Effect of oral gabapentin on the intraocular pressure and haemodynamic responses induced by tracheal intubation
Laryngoscopy and tracheal intubation may cause undesirable increases in blood pressure, heart rate (HR) and intraocular pressure (IOP). Gabapentin has been used effectively to attenuate the pressor response to laryngoscopy and tracheal intubation. We investigated whether the pre-treatment with gabapentin attenuates the IOP in addition to a haemodynamic response to tracheal intubation. Methods:
Sixty ASA I–II patients were randomly allocated into two groups who received either gabapentin (800 mg) or placebo 2 h before surgery.

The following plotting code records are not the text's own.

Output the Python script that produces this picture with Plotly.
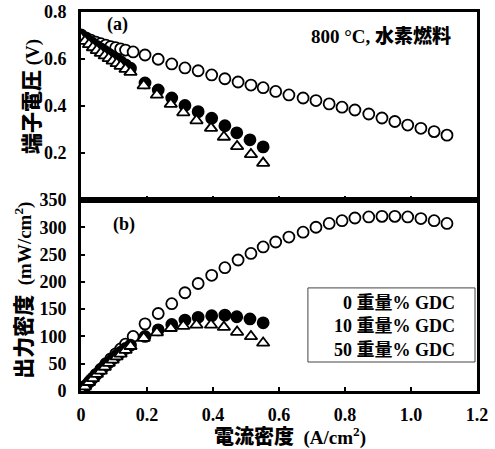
import plotly.graph_objects as go

# ---- data ----
I0 = [0, 0.015, 0.03, 0.045, 0.06, 0.075, 0.09, 0.105, 0.12, 0.135,
      0.158, 0.194, 0.234, 0.275, 0.315, 0.355, 0.396, 0.436, 0.476, 0.515,
      0.552, 0.59, 0.63, 0.673, 0.712, 0.752, 0.791, 0.83, 0.872, 0.912,
      0.951, 0.99, 1.03, 1.07, 1.109]
V0 = [0.703, 0.69, 0.68, 0.672, 0.665, 0.659, 0.653, 0.648, 0.643, 0.638,
      0.630, 0.617, 0.599, 0.579, 0.562, 0.55, 0.532, 0.516, 0.502, 0.489,
      0.478, 0.462, 0.447, 0.434, 0.423, 0.409, 0.395, 0.383, 0.366, 0.349,
      0.334, 0.319, 0.305, 0.291, 0.276]
P0 = [0, 10, 20, 30, 40, 50, 59, 68, 77, 86,
      100, 123, 142, 160, 180, 197, 212, 226, 240, 252,
      264, 273, 282, 291, 300, 307, 312, 317, 319, 320,
      320, 319, 316, 312, 307]

I10 = [0, 0.012, 0.024, 0.036, 0.048, 0.06, 0.072, 0.084, 0.096, 0.108, 0.12, 0.135, 0.15,
       0.194, 0.234, 0.275, 0.315, 0.355, 0.396, 0.436, 0.472, 0.512, 0.552]
V10 = [0.70, 0.688, 0.676, 0.665, 0.654, 0.643, 0.632, 0.621, 0.611, 0.600, 0.589, 0.575, 0.561,
       0.498, 0.468, 0.434, 0.402, 0.376, 0.348, 0.316, 0.286, 0.256, 0.226]
P10 = [0, 8, 16, 24, 31, 39, 46, 52, 59, 65, 71, 78, 84,
       100, 112, 122, 130, 135, 138, 139, 136, 132, 125]

I50 = [0, 0.012, 0.024, 0.036, 0.048, 0.06, 0.072, 0.084, 0.096, 0.108, 0.12, 0.135, 0.15,
       0.19, 0.23, 0.272, 0.31, 0.35, 0.394, 0.433, 0.473, 0.515, 0.552]
V50 = [0.69, 0.676, 0.662, 0.649, 0.637, 0.625, 0.614, 0.603, 0.592, 0.581, 0.570, 0.557, 0.544,
       0.487, 0.447, 0.408, 0.372, 0.338, 0.306, 0.268, 0.228, 0.194, 0.157]
P50 = [0, 8, 16, 23, 31, 37, 44, 51, 57, 63, 68, 75, 82,
       97, 107, 115, 119, 121, 121, 117, 108, 100, 88]

series_names = ["0 重量% GDC", "10 重量% GDC", "50 重量% GDC"]
x_ticks = [0, 0.2, 0.4, 0.6, 0.8, 1.0, 1.2]
x_ticktext = ["0", "0.2", "0.4", "0.6", "0.8", "1.0", "1.2"]
v_ticks = [0.2, 0.4, 0.6, 0.8]
p_ticks = [0, 50, 100, 150, 200, 250, 300, 350]

FONT = "Liberation Serif, Noto Sans CJK JP, serif"

styles = [
    dict(symbol="circle", color="white", line=dict(color="black", width=1.8), size=11),
    dict(symbol="circle", color="black", line=dict(color="black", width=1.8), size=11),
    dict(symbol="triangle-up", color="white", line=dict(color="black", width=1.8), size=11),
]

fig = go.Figure()
data = [(I0, V0, P0), (I10, V10, P10), (I50, V50, P50)]
for (I, V, P), name, st in zip(data, series_names, styles):
    fig.add_trace(go.Scatter(x=I, y=V, mode="markers", name=name, marker=st,
                             xaxis="x", yaxis="y", showlegend=False))
    fig.add_trace(go.Scatter(x=I, y=P, mode="markers", name=name, marker=st,
                             xaxis="x2", yaxis="y2", showlegend=False))

axis_common = dict(showline=True, linewidth=3, linecolor="black", mirror=True,
                   ticks="inside", ticklen=4, tickwidth=2, tickcolor="black",
                   showgrid=False, zeroline=False, automargin=False,
                   tickfont=dict(family=FONT, size=18, color="black", weight="bold"))

dom_split = 0.504
fig.update_layout(
    width=495, height=449,
    margin=dict(l=81, r=18, t=12, b=58, autoexpand=False),
    paper_bgcolor="white", plot_bgcolor="white",
    xaxis=dict(axis_common, domain=[0, 1], anchor="y", range=[0, 1.2],
               tickvals=x_ticks, showticklabels=False, matches="x2"),
    yaxis=dict(axis_common, domain=[dom_split, 1], anchor="x", range=[0, 0.8],
               tickvals=v_ticks, ticktext=["0.2", "0.4", "0.6", "0.8"],
               ticklabelstandoff=8),
    xaxis2=dict(axis_common, domain=[0, 1], anchor="y2", range=[0, 1.2],
                tickvals=x_ticks, ticktext=x_ticktext, ticklabelstandoff=5),
    yaxis2=dict(axis_common, domain=[0, dom_split], anchor="x2", range=[0, 350],
                tickvals=p_ticks, ticklabelstandoff=8),
    showlegend=False,
)

def ann(text, x, y, size=17, xanchor="center", yanchor="middle", angle=0, align="center"):
    fig.add_annotation(text=text, x=x, y=y, xref="paper", yref="paper",
                       xanchor=xanchor, yanchor=yanchor, textangle=angle, align=align,
                       showarrow=False,
                       font=dict(family=FONT, size=size, color="black", weight="bold"))

ann("<span style='font-size:21px;font-weight:900'>端子電圧</span> (V)", -0.124, 0.778, size=19, angle=-90)
ann("<span style='font-size:21px;font-weight:900'>出力密度</span>\u00a0\u00a0(mW/cm<sup>2</sup>)", -0.145, 0.266, size=19, angle=-90)
ann("<span style='font-size:20px;font-weight:900'>電流密度</span>\u00a0\u00a0(A/cm<sup>2</sup>)", 0.528, -0.121, size=19)
ann("(a)", 0.093, 0.968, size=18)
ann("(b)", 0.109, 0.438, size=18)
ann("800 °C, <span style='font-weight:900'>水素燃料</span>", 0.939, 0.937, size=19, xanchor="right")
ann("<br>".join(series_names), 0.949, 0.1715, size=18, xanchor="right", align="right")

fig.add_shape(type="rect", xref="paper", yref="paper",
              x0=0.573, x1=0.995, y0=0.0765, y1=0.272,
              line=dict(color="#444", width=1), fillcolor="rgba(0,0,0,0)")

fig.write_html("out.html", config={"displayModeBar": False},
               post_script="document.body.style.margin='0px';")
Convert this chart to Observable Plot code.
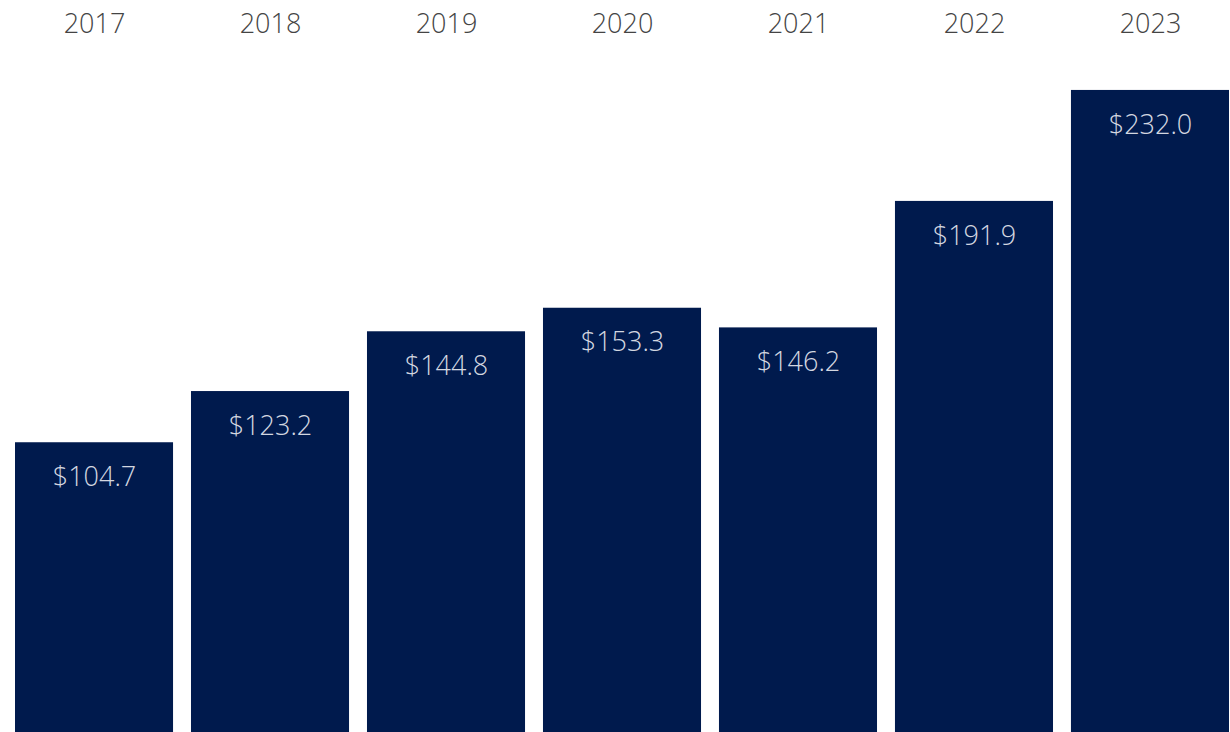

IOP, mean arterial pressure (MAP) and HR were measured before and after the induction of anaesthesia as well as at 0, 1, 3, 5, 10 and 15 min following intubation. Results:
IOP and MAP increased from baseline immediately after intubation in the placebo group (P=0.001 and 0.002, respectively). When compared with the placebo group, IOP values of the gabapentin group were significantly lower for the first 15 min after tracheal intubation (P=0.002 at 0 min, P=0.006 at 1 min, P<0.001 at 3 min, P<0.001 at 5 min, P<0.001 at 10 min and P=0.003 at 15 min) while MAP was lower in the first 10 min (P=0.001 at 0 min, P=0.002 at 1 min, P<0.001 at 3 min, P<0.001 at 5 min and P=0.028 at 10 min). These results showed that gabapentin effectively suppresses the increase in IOP secondary to endotracheal intubation and attenuates the increases in MAP. Conclusion:
It is suggested that gabapentin is a useful adjuvant in order to prevent an increase in the IOP in response to laryngoscopy and tracheal intubation.